With a distinct black and white plumage and ivory bill, the woodpecker has long captured the public’s attention. It was in part the inspiration for Walter Lantz’ “Woody the Woodpecker” character, which he dreamed up in 1940 after the bird supposedly disrupted his California honeymoon. But its population has dwindled since the 1930s, largely because of the destruction of its forest habitat and increased pursuit from hunters and collectors. A nationwide search in the 1930s resulted in just 22 birds spotted in Florida, South Carolina and Louisiana; in 1944, the bird was seen in Madison Parish near Tallulah. A third 2005 sighting in Central Arkansas has been widely debated, and other claimed sightings over the years have failed to meet the U.S. Fish and Wildlife Service’s evidence standards, which require submission of clear photographs, feathers or other specimens.
With the lack of sightings the Fish and Wildlife service was going to say it was extinct.
In September, the woodpecker was included in a list of 23 species that the Fish and Wildlife Service said should be considered lost. The agency held a virtual public hearing about its decision in January, but has yet to finalize it and officially remove the bird from the endangered species list. A spokesperson for the wildlife service declined to comment this week on the new study, saying the agency has yet to review it. “A final decision has not been made on the September 2021 proposal to delist the species due to extinction. We are currently reviewing information submitted and will base our final determination on the best available science,” said Vanessa Kauffman.

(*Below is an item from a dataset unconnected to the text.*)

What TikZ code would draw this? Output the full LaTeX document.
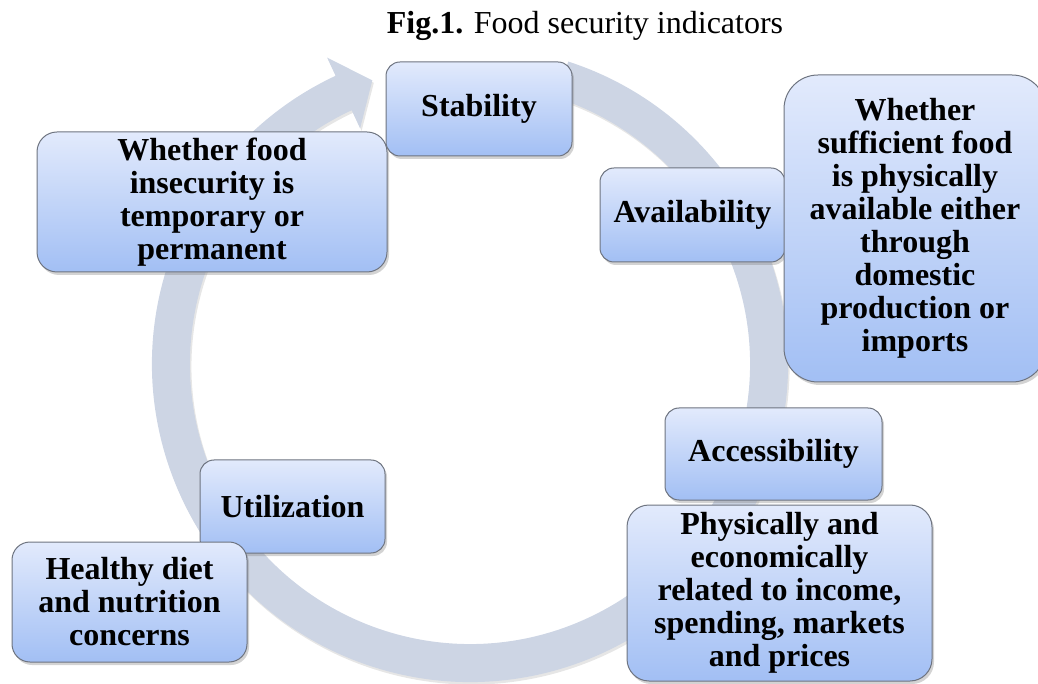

Project Principalis used a variety of means to find the woodpecker.
Project Principalis researchers used a variety of techniques to find the elusive woodpecker, including “slowly moving reconnaissance, sitting in place, and stakeouts of key areas, points, or cavities,” they said. Researchers said “skilled observers” spotted ivory-billed woodpeckers more than a dozen times, but failed to capture them in high-quality images. Instead, the report features images from trail cameras and drones placed strategically near trees that scientists suspected the woodpeckers had frequented. In an interview this week, Steven Latta, director of conservation and field research at the National Aviary, said those photos are grainy because they were taken from a long distance and in the early, sometimes foggy, morning when the woodpecker was most actively foraging. He said he has no doubt that the creatures captured in photos are ivory-billed woodpeckers. “We felt as scientists we had a responsibility to make this information public now,” Latta said. “The ivory-billed woodpecker is such an iconic bird, and the question of whether or not it exists has engendered strong opinions on both sides for decades,” he said, noting he hopes releasing an early version of his study would foster “respectful and informed discussion.”
Is this a case of I saw it because I wanted to see it?
In the last week, that much has proven true. John Dillon, the president of the Louisiana Ornithological Society, was hardly convinced by the new photos. “If nobody told me I was looking at a woodpecker, I’d have thought it was a limb,” he said. Dillon said the birds in the photos were likely pileated woodpeckers, birds that look very similar to the ivory-billed woodpecker but have a smaller, darker bill and a white throat. Dillon said this is the case with many of the photos he is sent by birders who claim to have spotted the rare bird. “They kind of all look like the other supposed photos that I’ve seen,” he said. “I’d love there to be irrefutable evidence, but this is not irrefutable evidence.”
They do look very similar. But maybe, just maybe, one has been found.